Dining gem at the capital – Business Daily
A table set for two at Serena Hotel’s Mandhari Restaurant against the background of the city skyline. PHOTO | POOL
I have been on a roll unearthing little-known dining spots in Nairobi’s capital and this past week, I enjoyed the enchantment of a gourmet restaurant that sits right under our noses.
Mandhari Restaurant, described as a Tuscan-inspired space serving gourmet global cuisine, is Nairobi Serena Hotel’s take on the fine dining scene. Given the foot traffic evident at the hotel’s conferencing wing, largely thanks to its central location, it is a wonder why few ever wander into this oasis.
My first impression of Mandhari is that it is the masterpiece of the Serena Nairobi renovation conducted recently and guided by the late art collector and co-founder of African Heritage, the continent’s first pan-African gallery, Alan Donovan.
The select pieces from the reception seem to lead you on to this slim well-lit stairway adorned by even more exquisite and rare African tribal art. Should you make it to the top, a warm smile ushers you to your table or onto the outdoor cigar deck.
Gently smoked rack of Molo lamb served at Serena Hotel’s Mandhari Restaurant. PHOTO | POOL
Like the name suggests (Mandhari is Swahili for ambience), this space is marked by chandeliers, crisp white linen, hushed tones and piano harmony.
With all these stops, I bet the unprepared might consider it stiff. The dining area is divided in three parts by ivory-coloured pillars lined with mahogany edges that tone the hints of opulence of the French Belle Époque with Pan –African flair.
On one wall is a detailed ivory emboss of the African landscape complete with the iconic acacia tree and forms of giraffe. Above the grand piano is an even grander brass hanging. All these touches compliment the thick carpeting and mahogany furniture bearing the hotel chain’s mark.

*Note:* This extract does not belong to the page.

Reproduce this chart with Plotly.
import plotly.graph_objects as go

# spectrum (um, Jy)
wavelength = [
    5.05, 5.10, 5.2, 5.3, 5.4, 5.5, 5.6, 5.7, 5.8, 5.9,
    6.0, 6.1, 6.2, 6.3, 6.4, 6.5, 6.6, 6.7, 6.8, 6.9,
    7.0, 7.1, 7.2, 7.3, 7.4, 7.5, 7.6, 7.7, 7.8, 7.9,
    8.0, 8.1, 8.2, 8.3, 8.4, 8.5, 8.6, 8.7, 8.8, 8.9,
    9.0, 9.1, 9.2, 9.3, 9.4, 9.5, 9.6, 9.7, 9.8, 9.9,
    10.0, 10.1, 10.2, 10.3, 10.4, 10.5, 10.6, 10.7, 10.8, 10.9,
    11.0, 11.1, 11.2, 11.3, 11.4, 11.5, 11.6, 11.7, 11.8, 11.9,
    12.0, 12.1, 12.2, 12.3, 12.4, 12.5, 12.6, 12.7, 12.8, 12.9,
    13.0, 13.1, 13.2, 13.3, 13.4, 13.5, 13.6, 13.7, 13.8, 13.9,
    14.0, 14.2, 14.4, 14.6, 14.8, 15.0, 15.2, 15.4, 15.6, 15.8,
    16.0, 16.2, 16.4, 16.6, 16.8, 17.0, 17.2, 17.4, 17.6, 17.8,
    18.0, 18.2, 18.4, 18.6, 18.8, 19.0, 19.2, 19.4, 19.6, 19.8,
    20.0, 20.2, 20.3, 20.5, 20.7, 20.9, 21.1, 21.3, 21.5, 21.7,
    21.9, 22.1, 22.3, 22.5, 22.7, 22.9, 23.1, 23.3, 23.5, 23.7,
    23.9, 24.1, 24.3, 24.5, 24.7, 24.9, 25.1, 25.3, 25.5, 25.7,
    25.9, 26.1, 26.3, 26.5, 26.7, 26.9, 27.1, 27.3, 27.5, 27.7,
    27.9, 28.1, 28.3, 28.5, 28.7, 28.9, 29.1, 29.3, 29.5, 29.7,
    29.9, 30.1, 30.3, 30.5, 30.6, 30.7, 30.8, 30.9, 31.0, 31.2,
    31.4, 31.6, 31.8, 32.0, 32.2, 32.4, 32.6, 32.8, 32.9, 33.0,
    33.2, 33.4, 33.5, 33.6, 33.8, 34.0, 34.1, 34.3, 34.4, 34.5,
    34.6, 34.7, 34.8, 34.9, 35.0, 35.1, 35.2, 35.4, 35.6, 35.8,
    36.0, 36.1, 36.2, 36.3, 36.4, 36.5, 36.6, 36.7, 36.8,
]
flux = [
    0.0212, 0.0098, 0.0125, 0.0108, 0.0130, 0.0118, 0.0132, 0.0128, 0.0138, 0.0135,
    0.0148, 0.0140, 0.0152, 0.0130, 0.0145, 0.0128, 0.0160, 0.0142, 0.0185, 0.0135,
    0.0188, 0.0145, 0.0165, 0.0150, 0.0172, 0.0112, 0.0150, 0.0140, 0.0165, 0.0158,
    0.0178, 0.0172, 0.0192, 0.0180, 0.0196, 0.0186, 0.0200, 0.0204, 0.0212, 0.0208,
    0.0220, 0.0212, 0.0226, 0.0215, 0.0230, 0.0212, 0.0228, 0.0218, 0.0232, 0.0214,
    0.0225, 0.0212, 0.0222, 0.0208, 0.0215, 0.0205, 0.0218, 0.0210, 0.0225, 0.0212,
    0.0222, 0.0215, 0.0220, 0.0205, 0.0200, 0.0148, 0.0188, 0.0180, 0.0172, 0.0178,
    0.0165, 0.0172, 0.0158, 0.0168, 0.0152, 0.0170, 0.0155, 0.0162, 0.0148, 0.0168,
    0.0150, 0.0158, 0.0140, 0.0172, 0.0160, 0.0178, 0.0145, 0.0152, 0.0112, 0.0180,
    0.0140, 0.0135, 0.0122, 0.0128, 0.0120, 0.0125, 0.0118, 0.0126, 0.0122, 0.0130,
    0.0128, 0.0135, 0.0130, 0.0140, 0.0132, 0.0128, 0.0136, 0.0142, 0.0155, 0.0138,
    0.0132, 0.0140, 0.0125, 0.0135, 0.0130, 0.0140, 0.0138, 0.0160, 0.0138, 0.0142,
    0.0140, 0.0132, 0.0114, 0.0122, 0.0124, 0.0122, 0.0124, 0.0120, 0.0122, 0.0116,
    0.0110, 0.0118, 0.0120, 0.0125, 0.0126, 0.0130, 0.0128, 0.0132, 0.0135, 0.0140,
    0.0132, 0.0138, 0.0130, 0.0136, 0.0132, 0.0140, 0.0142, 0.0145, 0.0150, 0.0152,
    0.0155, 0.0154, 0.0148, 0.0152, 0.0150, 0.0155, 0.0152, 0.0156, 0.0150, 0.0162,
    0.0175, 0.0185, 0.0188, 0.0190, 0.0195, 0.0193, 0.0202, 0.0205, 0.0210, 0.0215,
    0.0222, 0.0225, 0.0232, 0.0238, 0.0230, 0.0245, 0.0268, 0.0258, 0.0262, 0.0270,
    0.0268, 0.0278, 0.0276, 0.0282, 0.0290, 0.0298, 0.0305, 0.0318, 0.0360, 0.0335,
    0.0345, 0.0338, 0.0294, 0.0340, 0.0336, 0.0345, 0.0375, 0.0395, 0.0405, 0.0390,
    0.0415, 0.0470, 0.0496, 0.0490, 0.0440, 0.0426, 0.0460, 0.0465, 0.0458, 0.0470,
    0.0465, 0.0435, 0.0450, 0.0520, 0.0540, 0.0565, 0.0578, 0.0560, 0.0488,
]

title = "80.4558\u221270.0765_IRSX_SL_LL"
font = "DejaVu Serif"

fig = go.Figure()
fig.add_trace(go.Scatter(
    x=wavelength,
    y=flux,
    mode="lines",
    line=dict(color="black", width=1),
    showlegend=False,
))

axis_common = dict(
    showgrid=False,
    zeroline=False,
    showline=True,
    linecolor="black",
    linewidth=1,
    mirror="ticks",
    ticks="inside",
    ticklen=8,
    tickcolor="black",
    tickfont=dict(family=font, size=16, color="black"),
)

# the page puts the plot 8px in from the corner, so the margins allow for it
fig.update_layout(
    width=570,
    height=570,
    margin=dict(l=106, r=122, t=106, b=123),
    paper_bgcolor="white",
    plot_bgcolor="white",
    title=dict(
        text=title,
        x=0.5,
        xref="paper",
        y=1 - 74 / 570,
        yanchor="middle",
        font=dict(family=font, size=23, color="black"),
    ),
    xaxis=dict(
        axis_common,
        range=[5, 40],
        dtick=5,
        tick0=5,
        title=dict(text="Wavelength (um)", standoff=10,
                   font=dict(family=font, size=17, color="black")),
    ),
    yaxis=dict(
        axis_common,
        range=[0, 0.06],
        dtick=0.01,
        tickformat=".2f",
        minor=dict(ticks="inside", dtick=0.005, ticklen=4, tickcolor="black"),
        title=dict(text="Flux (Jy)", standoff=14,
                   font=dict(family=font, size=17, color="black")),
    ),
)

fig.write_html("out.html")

Dining at Mandhari, at least for me, felt like a performance with both diner and staff playing their part in the success of the production directed by the chef. Each time the service elevator at the back hummed to a halt and the cart rolled out of its doors, taste buds cued in anticipation at each surprise veiled under silver domes.
The show opened with the presentation of the elaborate, not to mention, titanic menus that seemed to paint sumptuousness ahead. Hot towels paved way for the surprise tuna fish amuse bouche with beetroot flan and cauliflower puree.
Mandhari has a set menu, planned a day before based on factors such as the seasonality of ingredients, that my date opted for while I settled for mongrel. Her first doing was the marinated lobster medallions complimented with rosette rolled smoked salmon laced with mustard vinaigrette. To say this particular starter was spectacular is an understatement.
I, on the other hand, was torn between the bucket-list sautéed escargots and duck breast. The bucket list won coming in hot in sizzling butter and brioche crumble. When it was all tried and tasted, however, I am confident to pronounce that my palate is fowl.
Mandhari restaurant. PHOTO | COURTESY
To bring me back into play, I broke stride with a divine blend of button and porcini mushroom soup drizzled with truffle oil.
Seared fillet of sea bream, a fish widely considered to be the tastiest of all fish, nestled on vegetable risotto and lemon capers sauce attempted to put up a fight against my gently smoked rack of Molo lamb served with gratin potatoes and thyme gravy and lost.
The lamb is so much the highlight that it was presented at the table for review before it went back to the kitchen for its eventual dressing. I am told that I was in luck as a certain well-heeled patron would have bargained for what was the last portion of the night.
Deserving special mention is the resident sommelier Andrew Lumiti whom I learnt has been with the Serena brand for seven years and is responsible for the wine list.
Not only is he eager to share his knowledge but his house wine recommendation, a Trapiche Oak Merlot from Argentina, paired with our food opts splendidly. He has a few choice wines on the list even as he swears by the Springfield Life from Oak, a Sauvignon Blanc created by our southern brothers.
Next up was the battle of the sweets and it was a draw with each diner scoring the mascarpone tiramisu and flourless chocolate mousse as decent.
As the night wound to a close, the performance ended with chamomile herbal tea and coffee served in elegant cutlery with a welcome touch of mignardises that included the most adorable pink macaroons.
On what seemed like a state dinner, with our every whims diligently catered to and even stray bread crumbs encountering the elegant table crumber, it’s a thumbs up for Mandhari.
Worth mentioning is that while I have encountered steeper bills among some of her peers, some items on the menu are as rich as the experience.
I have a cheat for those on a budget- avoid wandering into the al carte section and stick to the chef’s creation of the day.
That said Mandhari is an elegant pick for special occasions.